One Star

Help! How to denormalise arbitrary numbers of multiple columns

Hi,
I'm struggling to get one of our ETL jobs working as flexibly as is needed.
We have a data file like so:
A,B,C,D,F1,F2,G1,G2,H1,H2 and so on (In reality there are 9 columns per "set" rather than 2 in this example)
There are an arbitrary number of column pairs on the end and is different on every row.
We essentially want to produce something like this:
A,B,C,D,F1,F2
A,B,C,D,G1,G2
A,B,C,D,H1,H2
I've tried using tFileInputRegex to produce A,B,C,D,pair_string columns and then used tDenormalize but the tDenormalize component only appears to use 1 column so we'd end up with:
A,B,C,D,F1
A,B,C,D,F2
Using a really wide table and then using split row is fine, except that we have to "hard-code" a maximum number of pairs.
It feels like I need some sort of tNormalizeMultipleColumns or tExtractRegexFields_Recursive component to do this.
I'm hoping I've missed something obvious and someone can just go "you need to whack together X,Y,Z and it'll work fine!"
Help!
Thanks,
Rob
9 REPLIES
Seven Stars

Re: Help! How to denormalise arbitrary numbers of multiple columns

I don't think there's an easy way to do this. I'd be looking at reading the file using tFileInputFullRow and then in tJavaRow, splitting the fields to an array and then looping through the results putting them back together in groups but with a different separator between the groups so that you can then use tNormalize to put each group on a separate row.
Seventeen Stars

Re: Help! How to denormalise arbitrary numbers of multiple columns

You could try the Talend Exchange component tSchemaNormalize.
You need at first a schema what reflects the whole width of your input data and this schema can be normalized to a schema like you need.
http://www.talendforge.org/exchange/index.php?eid=817&product=tos&action=view&nav=1,1,1
One Star

Re: Help! How to denormalise arbitrary numbers of multiple columns

I don't think there's an easy way to do this. I'd be looking at reading the file using tFileInputFullRow and then in tJavaRow, splitting the fields to an array and then looping through the results putting them back together in groups but with a different separator between the groups so that you can then use tNormalize to put each group on a separate row.
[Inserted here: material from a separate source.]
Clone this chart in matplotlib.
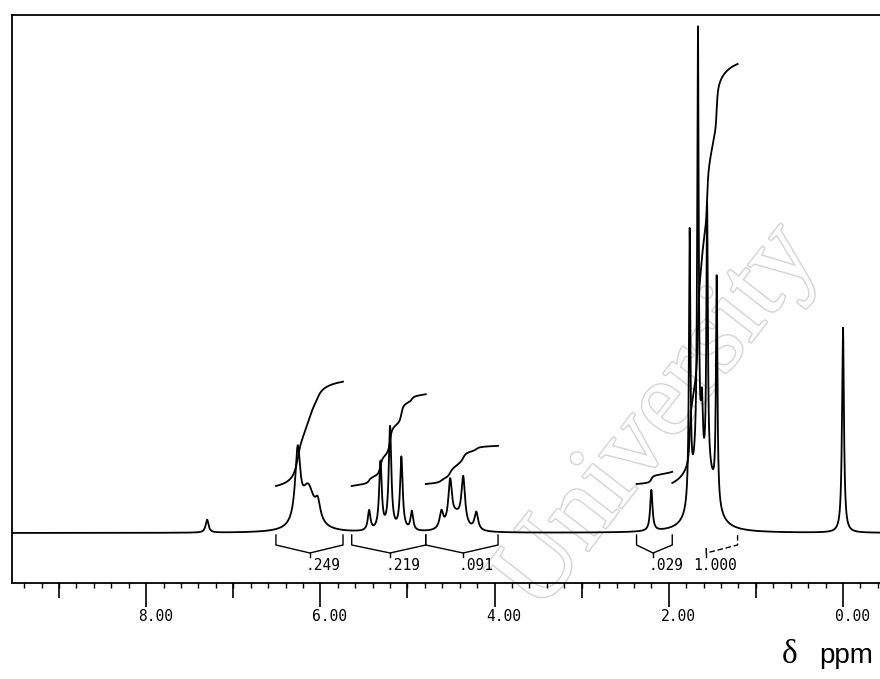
import numpy as np
import matplotlib
matplotlib.use('Agg')
import matplotlib.pyplot as plt
import matplotlib.patheffects as pe
from matplotlib.ticker import MultipleLocator

# resonances: shift (ppm), height above baseline, half width (ppm)
peak_ppm = [7.30,
            6.26, 6.14, 6.03,
            5.44, 5.31, 5.20, 5.07, 4.95,
            4.61, 4.51, 4.44, 4.36, 4.21,
            2.20,
            1.76, 1.69, 1.665, 1.62, 1.56, 1.53, 1.45,
            0.00]
peak_height = [13,
               72, 42, 18,
               20, 68, 103, 73, 19,
               17, 44, 14, 48, 18,
               41,
               270, 45, 440, 70, 270, 45, 225,
               205]
peak_width = [0.02,
              0.035, 0.09, 0.035,
              0.018, 0.018, 0.018, 0.018, 0.018,
              0.025, 0.025, 0.08, 0.025, 0.025,
              0.016,
              0.010, 0.07, 0.010, 0.015, 0.010, 0.09, 0.010,
              0.013]

# integral regions and printed integral values
int_from = [6.51, 5.64, 4.79, 2.37, 1.96]
int_to = [5.74, 4.79, 3.96, 1.96, 1.21]
int_value = [0.249, 0.219, 0.091, 0.029, 1.000]
int_start = [47, 47, 49, 49, 50]
bracket_mid = [6.12, 5.20, 4.36, 2.18, 1.57]
bracket_full = [True, True, True, True, False]

major_ticks = [8.0, 6.0, 4.0, 2.0, 0.0]
odd_ticks = [9.0, 7.0, 5.0, 3.0, 1.0]

INT_SCALE = 419

ppm = np.linspace(9.54, -0.425, 40001)
spec = np.zeros_like(ppm)
for p, h, w in zip(peak_ppm, peak_height, peak_width):
    spec += h / (1 + ((ppm - p) / w) ** 2)

fig = plt.figure(figsize=(8.8, 6.79), dpi=100)
ax = fig.add_axes([12 / 880, 1 - 583 / 679, 1 - 12 / 880, (583 - 15) / 679])

# faint watermark
ax.text(0.745, 0.29, 'University', transform=ax.transAxes, rotation=52,
        ha='center', va='center', fontsize=78, family='Liberation Serif',
        color='white', zorder=0,
        path_effects=[pe.Stroke(linewidth=2.0, foreground='#d4d4d4'), pe.Normal()])

ax.plot(ppm, spec, color='black', lw=1.3, zorder=3)

for a, b, v, s, m, full in zip(int_from, int_to, int_value, int_start,
                                bracket_mid, bracket_full):
    sel = (ppm <= a) & (ppm >= b)
    cum = np.cumsum(spec[sel])
    ax.plot(ppm[sel], s + v * INT_SCALE * cum / cum[-1], color='black', lw=1.3, zorder=3)

    # bracket below the baseline
    if full:
        ax.plot([a, a, m, b, b], [-2, -12, -20, -12, -2], color='black', lw=1.0)
    else:
        ax.plot([m, m, b, b], [-15, -20, -12, -2], color='black', lw=1.0, ls=(0, (4, 2)))
    ax.plot([m, m], [-20, -24], color='black', lw=1.0)

    lab = f'{v:.3f}'.lstrip('0')
    dot = lab.index('.')
    ax.annotate(lab, xy=(m, -33), xytext=(-(dot + 0.5) * 0.602 * 10.5, 0),
                textcoords='offset points', ha='left', va='center',
                family='DejaVu Sans Mono', fontsize=10.5)

ax.set_xlim(9.54, -0.425)
ax.set_ylim(-50, 518)
ax.set_yticks([])

ax.xaxis.set_major_locator(MultipleLocator(2))
ax.xaxis.set_minor_locator(MultipleLocator(0.2))
ax.tick_params(axis='x', which='major', direction='out', length=17, width=1.2,
               labelbottom=False)
ax.tick_params(axis='x', which='minor', direction='out', length=3.6, width=1.0)

sec = ax.secondary_xaxis('bottom')
sec.set_xticks(odd_ticks)
sec.tick_params(direction='out', length=10.8, width=1.2, labelbottom=False)
sec.spines['bottom'].set_visible(False)

for t in major_ticks:
    ax.annotate(f'{t:.2f}', xy=(t, 0), xycoords=('data', 'axes fraction'),
                xytext=(6.8, -24), textcoords='offset points',
                ha='center', va='center', family='DejaVu Sans Mono', fontsize=10.5)

ax.spines['right'].set_visible(False)
for sp in ['top', 'left', 'bottom']:
    ax.spines[sp].set_linewidth(1.3)

fig.text(797 / 880, 1 - 663 / 679, '\u03b4', ha='right', va='baseline',
         family='Liberation Serif', fontsize=24)
fig.text(873 / 880, 1 - 663 / 679, 'ppm', ha='right', va='baseline',
         family='Liberation Sans', fontsize=20)

fig.savefig('out.png', dpi=100)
This is pretty much what I was coming to; however I was trying to find a way to "produce" rows from the tJava or tJavaFlex components but it seems to be impossible/not well documented. I'll try switching every n-th comma to a semic-colon for now and use tNormalize; thanks for the suggestion.
You could try the Talend Exchange component tSchemaNormalize.

Thanks! I'd not seen that, very useful! Unfortunately like you said, I'd have to add a maximum number of columns and this won't quite fit the bill.
Many thanks for your input!
Rob
Seven Stars

Re: Help! How to denormalise arbitrary numbers of multiple columns

You could try coding a loop into tJavaFlex to create multiple rows (I did get this to work once but then couldn't make it work the next time I tried it) but this is very non-standard and liable to break in later versions.

Re: Help! How to denormalise arbitrary numbers of multiple columns

to make a javaFlex produce data, you have a few options:
As the "start" component:
this is the easy way. start a loop in the "Begin" section, assign values to the output row in the "Main" section and close the loop in the "End"
As part of a flow:
When the flex is part of a flow, the MAIN section will be called once per input row and will always produce at least one output row per input row (so filtering rows is not really possible). To add in extra rows mid-flow, you will need a loop in your MAIN section that assigns to the output row-- This loop will get processed once per input row.

edit: on second thought, adding rows when the flex is a part of a flow is probably not possible. use a tMap to multiply and then a flex to process. Smiley Happy
Seven Stars

Re: Help! How to denormalise arbitrary numbers of multiple columns

Like I said, I did manage to get the flex to filter or multiply my rows by putting a for loop declaration in the main section and closing it in the end section but it depends on which other components are in your flow. It worked following tSort but not following tFileInput (because my closing brace was put after the code closing the input).
One Star

Re: Help! How to denormalise arbitrary numbers of multiple columns

edit: on second thought, adding rows when the flex is a part of a flow is probably not possible. use a tMap to multiply and then a flex to process. Smiley Happy

Hiya,
Sorry I'm totally confused by that, how can you configure a tMap to produce rows?
Thanks,
Seventeen Stars

Re: Help! How to denormalise arbitrary numbers of multiple columns

I have no clue, what prevents you from using my suggestion. The mentioned component tNormalizeSchema does EXACTLY what you need.
This component has a PDF documentation and if you would take a look into the examples, you would find exactly your use case.
I have created this component because I had a use case with 44 columns in 23 sets. You can probably imagine I was totally unable to handle this with the build in possibilites.
One Star

Re: Help! How to denormalise arbitrary numbers of multiple columns

I have no clue, what prevents you from using my suggestion. The mentioned component tNormalizeSchema does EXACTLY what you need.
This component has a PDF documentation and if you would take a look into the examples, you would find exactly your use case.

Hi jlolling,
Apologies, I might not have explained the situation correctly. I have actually investigated this component (after your suggestion); what's stopping me is that the number of columns in the input schema varies wildly. Some of these files are 60 columns, others are 700; it is expected that the number of columns will increase over time and *needs* to be dynamic (requirement set on me by the data provider ¬_¬, I'm currently attempting to get them to change it into a more sensible schema but that's another issue).
Therefore (sadly I might add!) I can't create the input schema in a generic way; I was hoping that I might be able to team it with a dynamic schema (that takes the names from the headings). However the headings don't go all the way out!
Thanks,
Rob